2. This Court considered other possible grounds for jurisdiction and concluded that this Court lacks jurisdiction under those avenues as well. Pursuant to Florida Rule of Appellate Procedure 9.110(k), a partial final judgment is appealable if it “is one that disposes of a separate and distinct cause of action that is not interdependent with other pleaded claims.” Because the indemnification issue remained pending below at the time the Order was entered, the Order cannot be characterized as a “partial final judgment.” See Florida Farm Bureau Gen. Ins. Co. v. Peacock's Excavating Serv., Inc., 186 So. 3d 6 (Fla. 2d DCA 2015) (holding that partial final judgment which determined only duty to defend but not duty of indemnification not an appealable order); Nationwide Mut.
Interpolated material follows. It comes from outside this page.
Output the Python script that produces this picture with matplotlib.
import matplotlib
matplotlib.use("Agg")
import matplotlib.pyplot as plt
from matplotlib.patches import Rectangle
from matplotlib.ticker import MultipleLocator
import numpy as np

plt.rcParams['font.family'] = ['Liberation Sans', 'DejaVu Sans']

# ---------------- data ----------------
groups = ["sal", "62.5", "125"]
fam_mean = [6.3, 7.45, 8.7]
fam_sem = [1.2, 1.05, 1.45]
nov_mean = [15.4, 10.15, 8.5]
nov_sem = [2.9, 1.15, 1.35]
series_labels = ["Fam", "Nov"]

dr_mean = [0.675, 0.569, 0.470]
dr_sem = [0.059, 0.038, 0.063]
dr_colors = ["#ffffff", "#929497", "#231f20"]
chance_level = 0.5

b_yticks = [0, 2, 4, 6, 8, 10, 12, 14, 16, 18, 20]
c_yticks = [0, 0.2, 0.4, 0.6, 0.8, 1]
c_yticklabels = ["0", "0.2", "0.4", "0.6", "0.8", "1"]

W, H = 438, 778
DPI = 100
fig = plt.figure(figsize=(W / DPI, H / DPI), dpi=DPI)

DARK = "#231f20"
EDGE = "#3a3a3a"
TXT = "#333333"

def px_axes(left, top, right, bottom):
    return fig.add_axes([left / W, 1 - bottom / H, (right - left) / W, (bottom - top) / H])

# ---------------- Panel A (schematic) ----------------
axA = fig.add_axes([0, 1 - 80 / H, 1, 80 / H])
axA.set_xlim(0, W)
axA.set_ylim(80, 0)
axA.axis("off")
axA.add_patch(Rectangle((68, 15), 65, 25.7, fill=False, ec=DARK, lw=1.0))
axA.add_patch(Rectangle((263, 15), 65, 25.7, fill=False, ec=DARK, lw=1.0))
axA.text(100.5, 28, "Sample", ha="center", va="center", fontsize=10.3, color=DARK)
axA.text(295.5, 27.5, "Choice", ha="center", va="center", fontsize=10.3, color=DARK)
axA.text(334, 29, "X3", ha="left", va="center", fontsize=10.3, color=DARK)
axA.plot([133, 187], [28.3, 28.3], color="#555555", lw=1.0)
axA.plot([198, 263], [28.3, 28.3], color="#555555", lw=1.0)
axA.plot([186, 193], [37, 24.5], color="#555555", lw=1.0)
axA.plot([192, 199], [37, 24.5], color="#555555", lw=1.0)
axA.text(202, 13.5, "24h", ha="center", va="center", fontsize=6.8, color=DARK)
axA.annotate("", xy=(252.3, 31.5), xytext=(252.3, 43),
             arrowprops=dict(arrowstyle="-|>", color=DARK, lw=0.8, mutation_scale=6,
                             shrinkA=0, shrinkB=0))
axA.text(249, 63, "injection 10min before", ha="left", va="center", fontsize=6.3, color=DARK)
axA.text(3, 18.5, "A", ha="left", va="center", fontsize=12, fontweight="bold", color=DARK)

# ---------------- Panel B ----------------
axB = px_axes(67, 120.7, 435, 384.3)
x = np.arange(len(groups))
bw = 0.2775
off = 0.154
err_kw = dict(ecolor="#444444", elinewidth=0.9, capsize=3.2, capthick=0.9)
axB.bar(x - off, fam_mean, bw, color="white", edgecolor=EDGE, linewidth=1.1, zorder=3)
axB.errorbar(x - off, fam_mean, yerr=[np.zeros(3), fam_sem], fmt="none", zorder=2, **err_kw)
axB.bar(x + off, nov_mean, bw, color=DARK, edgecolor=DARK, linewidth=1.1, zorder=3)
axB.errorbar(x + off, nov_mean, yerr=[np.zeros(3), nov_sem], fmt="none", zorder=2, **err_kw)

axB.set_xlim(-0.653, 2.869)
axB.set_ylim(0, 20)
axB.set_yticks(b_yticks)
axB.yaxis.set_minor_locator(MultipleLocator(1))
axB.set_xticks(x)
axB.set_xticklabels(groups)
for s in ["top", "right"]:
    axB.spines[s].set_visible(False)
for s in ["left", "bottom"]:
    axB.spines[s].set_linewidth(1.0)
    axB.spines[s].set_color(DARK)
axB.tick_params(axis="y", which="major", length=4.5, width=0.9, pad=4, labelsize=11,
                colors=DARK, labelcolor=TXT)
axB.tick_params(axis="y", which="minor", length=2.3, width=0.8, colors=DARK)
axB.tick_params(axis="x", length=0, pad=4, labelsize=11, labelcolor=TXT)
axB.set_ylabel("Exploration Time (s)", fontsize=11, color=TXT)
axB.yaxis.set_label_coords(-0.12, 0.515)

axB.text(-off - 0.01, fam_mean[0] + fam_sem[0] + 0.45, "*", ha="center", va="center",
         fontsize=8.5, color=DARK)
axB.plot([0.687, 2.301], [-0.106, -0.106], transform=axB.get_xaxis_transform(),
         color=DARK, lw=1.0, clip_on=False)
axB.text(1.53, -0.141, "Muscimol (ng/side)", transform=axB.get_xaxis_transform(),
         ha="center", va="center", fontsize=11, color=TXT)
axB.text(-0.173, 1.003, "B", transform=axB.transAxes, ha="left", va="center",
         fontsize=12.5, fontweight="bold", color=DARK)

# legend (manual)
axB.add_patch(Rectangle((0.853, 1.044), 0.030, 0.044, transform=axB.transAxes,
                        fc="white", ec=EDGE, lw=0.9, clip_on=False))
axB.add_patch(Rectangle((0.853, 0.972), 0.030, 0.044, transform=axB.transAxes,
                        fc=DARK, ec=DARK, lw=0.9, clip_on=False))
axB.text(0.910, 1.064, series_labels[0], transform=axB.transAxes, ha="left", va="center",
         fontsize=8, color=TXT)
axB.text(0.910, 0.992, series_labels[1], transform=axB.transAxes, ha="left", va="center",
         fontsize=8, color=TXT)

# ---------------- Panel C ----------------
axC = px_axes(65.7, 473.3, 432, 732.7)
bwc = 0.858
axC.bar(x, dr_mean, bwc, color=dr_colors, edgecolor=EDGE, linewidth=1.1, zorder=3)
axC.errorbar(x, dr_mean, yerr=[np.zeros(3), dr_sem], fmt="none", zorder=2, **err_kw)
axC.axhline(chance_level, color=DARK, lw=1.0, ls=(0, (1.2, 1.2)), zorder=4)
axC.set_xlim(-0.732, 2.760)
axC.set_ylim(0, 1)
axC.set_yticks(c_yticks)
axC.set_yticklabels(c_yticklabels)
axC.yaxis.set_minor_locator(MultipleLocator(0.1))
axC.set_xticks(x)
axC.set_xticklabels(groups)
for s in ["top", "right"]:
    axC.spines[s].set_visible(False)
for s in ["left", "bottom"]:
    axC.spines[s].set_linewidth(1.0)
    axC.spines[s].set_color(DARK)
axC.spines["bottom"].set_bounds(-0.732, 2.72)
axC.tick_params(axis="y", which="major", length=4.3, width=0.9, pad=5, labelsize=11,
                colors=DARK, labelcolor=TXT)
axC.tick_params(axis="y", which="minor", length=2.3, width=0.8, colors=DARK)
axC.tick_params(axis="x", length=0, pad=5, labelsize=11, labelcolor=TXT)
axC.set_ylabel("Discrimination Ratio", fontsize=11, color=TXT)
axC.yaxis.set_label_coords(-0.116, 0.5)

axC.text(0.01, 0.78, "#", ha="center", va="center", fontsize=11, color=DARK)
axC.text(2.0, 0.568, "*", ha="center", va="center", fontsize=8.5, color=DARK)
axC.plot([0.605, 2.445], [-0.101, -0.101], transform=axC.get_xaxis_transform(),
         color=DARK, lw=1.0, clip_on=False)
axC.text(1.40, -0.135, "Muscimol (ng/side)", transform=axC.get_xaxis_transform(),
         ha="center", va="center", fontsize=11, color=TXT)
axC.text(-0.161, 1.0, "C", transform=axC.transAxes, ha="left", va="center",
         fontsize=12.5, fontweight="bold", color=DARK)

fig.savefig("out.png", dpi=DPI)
Ins. Co. v. Harrick, 763 So. 2d 1133 (Fla. 4th DCA 1999) (holding order determining only duty to defend not appealable under Rule 9.110).The Court also considered Rule 9.110(m), which provides for an appeal of “[j]udgments that determine the existence or nonexistence of insurance coverage in cases in which a claim has been made against an insured and coverage thereof is disputed by the insurer may be reviewed either by the method prescribed in this rule or that in rule 9.130.” We conclude that the Order is not appealable under Rule 9.110(m) because that provision, by its terms, does not apply here as the Order is neither a “judgment” nor does it determine the issue of coverage (only the duty to defend). See National Assurance Underwriters, Inc., v. Kelley, 702 So. 2d 614, 615 (Fla. 4th DCA 1997) (This “rule, by its clear and unambiguous terms, is limited to ‘judgments.’ ”). Additionally, Rule 9.110(m) has been held not to create jurisdiction. Universal Underwriters Ins. Co. v. Stathopoulos, 113 So. 3d 957, 959 (Fla. 2d DCA 2013); Centennial Ins. Co. v. Life Bank, 953 So. 2d 1, 4 (Fla. 2d DCA 2006) (concluding that “the purpose of rule 9.110(m) is simply to provide a more expeditious procedure for appeal of judgments deciding coverage disputes when a claim has been made against an insured. It does not expand the district courts' jurisdiction to entertain appeals of non-final orders. That being the case, the rule is purely procedural.”).